Weird performance differences with RandomSampler/torch.randperm

bmenn · October 7, 2019, 6:21pm

Not sure what I am doing wrong but I have had some weird issues where if I use torch.utils.data.RandomSampler with torch.utils.data.DataLoader (i.e. DataLoader(shuffle=True)) I get dramatically different F1 scores when I load identical data from different locations. One location is a local drive and the other is a NFS drive. Both locations contain exactly the same files when checked with md5sum over each one. I found that if I create my own version of RandomSampler (below) I no longer see the difference in performance. I think the issue might be with randperm if my code is correct (the issue exists on both CPU and GPU).

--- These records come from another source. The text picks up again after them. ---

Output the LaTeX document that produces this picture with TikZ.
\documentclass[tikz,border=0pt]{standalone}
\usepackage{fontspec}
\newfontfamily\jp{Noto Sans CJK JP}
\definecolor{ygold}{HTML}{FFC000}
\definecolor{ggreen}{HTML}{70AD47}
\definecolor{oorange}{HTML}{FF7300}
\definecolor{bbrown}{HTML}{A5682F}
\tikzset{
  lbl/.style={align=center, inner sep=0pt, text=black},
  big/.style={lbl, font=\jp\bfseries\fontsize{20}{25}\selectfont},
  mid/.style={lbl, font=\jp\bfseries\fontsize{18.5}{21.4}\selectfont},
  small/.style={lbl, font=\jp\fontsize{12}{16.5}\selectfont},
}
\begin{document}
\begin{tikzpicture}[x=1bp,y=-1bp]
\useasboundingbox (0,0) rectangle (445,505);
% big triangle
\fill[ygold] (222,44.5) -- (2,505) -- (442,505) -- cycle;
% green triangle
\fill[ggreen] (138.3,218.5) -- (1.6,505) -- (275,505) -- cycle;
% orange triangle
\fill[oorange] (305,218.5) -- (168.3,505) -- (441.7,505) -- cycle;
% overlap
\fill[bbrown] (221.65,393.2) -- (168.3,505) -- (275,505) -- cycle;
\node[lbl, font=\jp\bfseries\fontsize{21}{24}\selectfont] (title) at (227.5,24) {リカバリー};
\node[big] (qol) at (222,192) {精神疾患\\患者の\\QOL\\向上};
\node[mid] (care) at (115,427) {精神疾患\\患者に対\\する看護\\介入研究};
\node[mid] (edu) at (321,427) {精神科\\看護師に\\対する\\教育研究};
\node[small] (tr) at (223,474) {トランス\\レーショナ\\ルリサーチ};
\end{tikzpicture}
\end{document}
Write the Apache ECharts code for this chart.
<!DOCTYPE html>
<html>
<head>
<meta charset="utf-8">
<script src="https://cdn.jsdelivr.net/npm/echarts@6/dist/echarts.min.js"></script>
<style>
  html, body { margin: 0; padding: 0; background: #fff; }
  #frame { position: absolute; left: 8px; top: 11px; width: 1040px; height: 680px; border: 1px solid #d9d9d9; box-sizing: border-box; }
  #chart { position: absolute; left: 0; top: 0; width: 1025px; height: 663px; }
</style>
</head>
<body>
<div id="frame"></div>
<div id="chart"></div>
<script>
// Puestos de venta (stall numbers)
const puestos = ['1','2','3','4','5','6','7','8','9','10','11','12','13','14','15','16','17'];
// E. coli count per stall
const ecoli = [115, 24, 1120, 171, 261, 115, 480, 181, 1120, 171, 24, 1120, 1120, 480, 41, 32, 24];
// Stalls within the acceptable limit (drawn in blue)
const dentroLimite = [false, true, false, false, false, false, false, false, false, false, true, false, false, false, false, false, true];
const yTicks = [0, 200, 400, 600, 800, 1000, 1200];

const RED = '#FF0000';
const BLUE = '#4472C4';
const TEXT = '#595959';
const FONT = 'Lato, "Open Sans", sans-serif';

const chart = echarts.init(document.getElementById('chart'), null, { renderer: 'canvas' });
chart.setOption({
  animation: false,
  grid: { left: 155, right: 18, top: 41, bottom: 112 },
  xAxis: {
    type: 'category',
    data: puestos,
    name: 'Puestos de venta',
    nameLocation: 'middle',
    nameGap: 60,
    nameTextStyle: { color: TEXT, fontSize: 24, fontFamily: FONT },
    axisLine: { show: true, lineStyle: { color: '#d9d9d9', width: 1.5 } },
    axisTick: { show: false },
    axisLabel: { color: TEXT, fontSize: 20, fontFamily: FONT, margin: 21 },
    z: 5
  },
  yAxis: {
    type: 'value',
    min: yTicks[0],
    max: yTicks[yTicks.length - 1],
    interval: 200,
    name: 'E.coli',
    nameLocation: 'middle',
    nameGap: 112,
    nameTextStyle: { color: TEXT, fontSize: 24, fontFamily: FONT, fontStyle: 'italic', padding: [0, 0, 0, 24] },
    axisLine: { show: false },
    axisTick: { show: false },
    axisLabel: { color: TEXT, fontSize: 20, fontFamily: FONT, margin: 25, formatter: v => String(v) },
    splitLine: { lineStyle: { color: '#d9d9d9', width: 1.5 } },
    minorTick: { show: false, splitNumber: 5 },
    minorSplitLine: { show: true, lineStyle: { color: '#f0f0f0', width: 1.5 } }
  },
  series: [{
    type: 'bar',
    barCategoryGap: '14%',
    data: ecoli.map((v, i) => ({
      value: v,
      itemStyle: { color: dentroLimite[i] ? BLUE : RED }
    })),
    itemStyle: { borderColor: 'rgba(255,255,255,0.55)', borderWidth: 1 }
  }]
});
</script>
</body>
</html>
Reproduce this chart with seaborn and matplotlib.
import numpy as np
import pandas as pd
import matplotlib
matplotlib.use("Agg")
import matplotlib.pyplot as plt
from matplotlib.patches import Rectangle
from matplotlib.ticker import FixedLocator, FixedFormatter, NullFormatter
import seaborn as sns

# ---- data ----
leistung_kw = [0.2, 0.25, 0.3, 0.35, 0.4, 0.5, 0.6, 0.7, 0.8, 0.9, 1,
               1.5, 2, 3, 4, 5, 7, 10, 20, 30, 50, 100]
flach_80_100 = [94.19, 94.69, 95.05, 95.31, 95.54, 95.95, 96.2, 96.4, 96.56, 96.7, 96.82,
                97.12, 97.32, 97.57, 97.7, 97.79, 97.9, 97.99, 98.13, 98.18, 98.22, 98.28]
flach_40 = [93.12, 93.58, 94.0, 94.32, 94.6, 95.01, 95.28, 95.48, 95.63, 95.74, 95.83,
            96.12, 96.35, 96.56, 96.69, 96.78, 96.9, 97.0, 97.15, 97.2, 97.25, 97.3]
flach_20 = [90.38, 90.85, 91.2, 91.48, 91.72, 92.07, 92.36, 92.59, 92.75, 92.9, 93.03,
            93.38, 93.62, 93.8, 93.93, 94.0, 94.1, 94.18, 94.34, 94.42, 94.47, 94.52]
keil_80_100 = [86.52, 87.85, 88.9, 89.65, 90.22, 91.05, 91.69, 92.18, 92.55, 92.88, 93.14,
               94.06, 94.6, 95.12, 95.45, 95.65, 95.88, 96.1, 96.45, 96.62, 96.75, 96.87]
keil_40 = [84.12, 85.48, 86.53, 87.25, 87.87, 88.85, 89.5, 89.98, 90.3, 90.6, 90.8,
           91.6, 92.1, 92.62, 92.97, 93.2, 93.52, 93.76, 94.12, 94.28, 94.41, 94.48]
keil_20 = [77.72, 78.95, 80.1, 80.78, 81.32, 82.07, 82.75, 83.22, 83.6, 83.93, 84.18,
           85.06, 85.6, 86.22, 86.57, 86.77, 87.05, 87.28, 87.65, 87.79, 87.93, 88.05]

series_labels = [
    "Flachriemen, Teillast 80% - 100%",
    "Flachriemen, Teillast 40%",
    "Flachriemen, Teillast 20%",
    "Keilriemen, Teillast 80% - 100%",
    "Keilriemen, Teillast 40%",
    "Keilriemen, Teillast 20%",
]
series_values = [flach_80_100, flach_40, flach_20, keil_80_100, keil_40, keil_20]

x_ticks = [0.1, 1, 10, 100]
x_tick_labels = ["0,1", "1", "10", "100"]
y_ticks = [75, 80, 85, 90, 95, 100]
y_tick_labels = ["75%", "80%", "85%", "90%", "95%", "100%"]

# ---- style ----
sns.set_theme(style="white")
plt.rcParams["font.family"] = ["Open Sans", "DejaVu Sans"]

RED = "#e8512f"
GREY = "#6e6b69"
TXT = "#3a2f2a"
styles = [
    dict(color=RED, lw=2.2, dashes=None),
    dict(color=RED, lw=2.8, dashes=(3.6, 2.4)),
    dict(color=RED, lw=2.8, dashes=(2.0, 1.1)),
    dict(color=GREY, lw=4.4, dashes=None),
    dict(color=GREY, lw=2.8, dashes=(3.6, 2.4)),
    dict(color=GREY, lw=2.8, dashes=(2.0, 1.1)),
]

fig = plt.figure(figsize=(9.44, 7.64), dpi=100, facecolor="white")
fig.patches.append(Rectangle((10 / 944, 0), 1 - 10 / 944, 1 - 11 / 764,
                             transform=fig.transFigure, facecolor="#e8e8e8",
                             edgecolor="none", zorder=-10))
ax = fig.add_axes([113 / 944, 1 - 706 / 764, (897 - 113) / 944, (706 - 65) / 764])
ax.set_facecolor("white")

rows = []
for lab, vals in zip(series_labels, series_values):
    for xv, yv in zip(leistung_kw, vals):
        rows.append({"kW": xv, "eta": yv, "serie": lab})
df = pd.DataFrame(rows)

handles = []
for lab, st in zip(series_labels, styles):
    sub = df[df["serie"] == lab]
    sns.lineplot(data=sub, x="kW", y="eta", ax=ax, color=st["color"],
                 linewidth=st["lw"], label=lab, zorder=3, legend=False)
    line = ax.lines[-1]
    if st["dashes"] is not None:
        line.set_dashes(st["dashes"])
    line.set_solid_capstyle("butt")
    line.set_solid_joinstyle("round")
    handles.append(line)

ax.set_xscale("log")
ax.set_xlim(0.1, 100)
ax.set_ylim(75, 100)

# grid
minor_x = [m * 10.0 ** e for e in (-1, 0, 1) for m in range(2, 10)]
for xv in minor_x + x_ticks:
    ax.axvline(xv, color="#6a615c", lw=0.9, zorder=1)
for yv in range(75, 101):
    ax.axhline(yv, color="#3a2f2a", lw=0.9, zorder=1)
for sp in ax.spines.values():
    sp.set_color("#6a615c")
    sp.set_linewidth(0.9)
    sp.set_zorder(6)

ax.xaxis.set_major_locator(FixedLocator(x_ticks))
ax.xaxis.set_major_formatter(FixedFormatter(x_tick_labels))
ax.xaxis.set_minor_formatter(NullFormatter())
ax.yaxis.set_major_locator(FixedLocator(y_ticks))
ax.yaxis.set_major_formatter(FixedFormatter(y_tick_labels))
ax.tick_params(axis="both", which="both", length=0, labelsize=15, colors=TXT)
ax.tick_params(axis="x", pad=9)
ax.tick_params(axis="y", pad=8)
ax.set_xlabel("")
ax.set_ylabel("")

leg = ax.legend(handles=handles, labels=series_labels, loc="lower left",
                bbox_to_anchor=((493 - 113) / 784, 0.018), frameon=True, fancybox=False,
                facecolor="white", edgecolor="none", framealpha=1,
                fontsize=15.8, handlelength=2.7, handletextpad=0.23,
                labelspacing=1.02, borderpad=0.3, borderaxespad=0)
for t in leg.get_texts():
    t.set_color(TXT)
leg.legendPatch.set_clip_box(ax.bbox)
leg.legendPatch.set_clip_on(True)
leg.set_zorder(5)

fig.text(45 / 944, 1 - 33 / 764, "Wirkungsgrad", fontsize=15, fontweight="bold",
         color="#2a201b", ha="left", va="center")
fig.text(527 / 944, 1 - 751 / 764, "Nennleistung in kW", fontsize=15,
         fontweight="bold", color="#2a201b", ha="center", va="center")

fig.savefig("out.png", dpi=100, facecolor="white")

class RandomSampler(torch.utils.data.RandomSampler):
    def __iter__(self):
        n = len(self.data_source)
        if self.replacement:
            return iter(np.random.randomint(0, n, size=n).tolist())
        arr = np.arange(n)
        np.random.shuffle(arr)
        return iter(arr.tolist())

I would post a minimal working example here but not sure how to reduce my working code (dataset is >1GB as well) to reproduce.

ptrblck · October 8, 2019, 1:20am

Is this effect reproducible, i.e. how many times have you trained your model from the local drive and the NFS drive?

bmenn · October 8, 2019, 3:15pm

I’ve been able to reproduce it dozens of times now (took me a long time to figure out this was the difference). Very puzzled as to why.